Grant's Elk Mountain house is on the trails of the pioneers coming through. She said the crossing many used is where her house stands. The building she lives in is one of the oldest in Elk Mountain.
She got interested in the local tribes and started talking to native Americans and learning more and more.
"I was fortunate to run into people that knew people who knew I was interested and I got introduced to a lot of Indians and found the older ones wanted their culture shared," Grant said.
Grant kept learning from all sources and, being a teacher, wanted to impart the knowledge to the younger generation.
This is why she wants the children to be able to use as many senses as they can when they become exposed to the different artifacts she puts on display.
Grant hopes that by every game, toy and chore she is developing life skills in each student.
The students that attend her rendezvous come away knowing more about Native American culture than when they first came is a given and it is why not just schools from Carbon County visit her.

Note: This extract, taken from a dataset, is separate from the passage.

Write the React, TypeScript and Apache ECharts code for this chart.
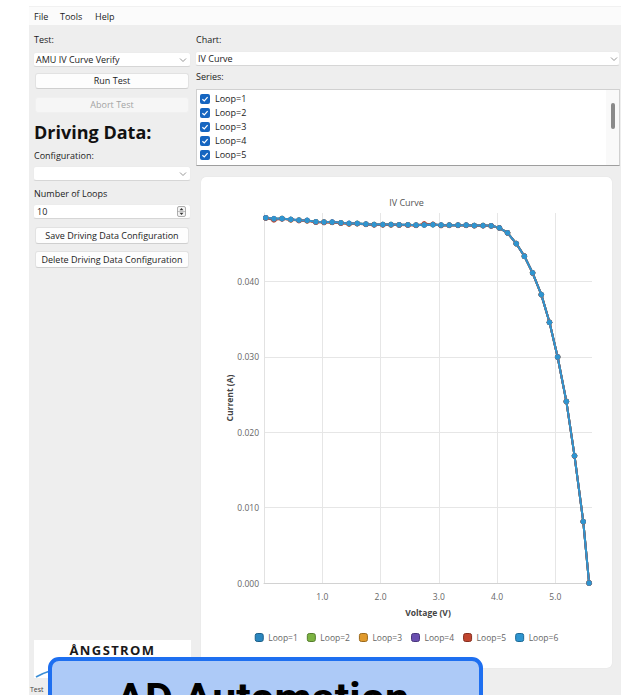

Grant said she has schools from all over the state visit in addition to groups that are interested in the Plains Indian culture.
She was happy the weather was good for all the students this year.
"It was nice and warm this year and the kids could do more," Grant said. "We didn't have to rake snow like we have had to do sometimes in the past."
Grant said she loves how the children seem to enjoy their time at what she has set up for them.
"I always hope that the kids learn and have fun because these are skills we are losing in today's society," Grant said. "Just the simple skills of how to live versus them playing video games, which isn't necessarily bad, but they don't do the chores they used to have to do which taught them skills to become adults in the world."
The many students from all the schools turning in their activity cards proved they are leaving not only with something from the trading post, but learned skills they probably hadn't been exposed to before coming to Grant's rendezvous.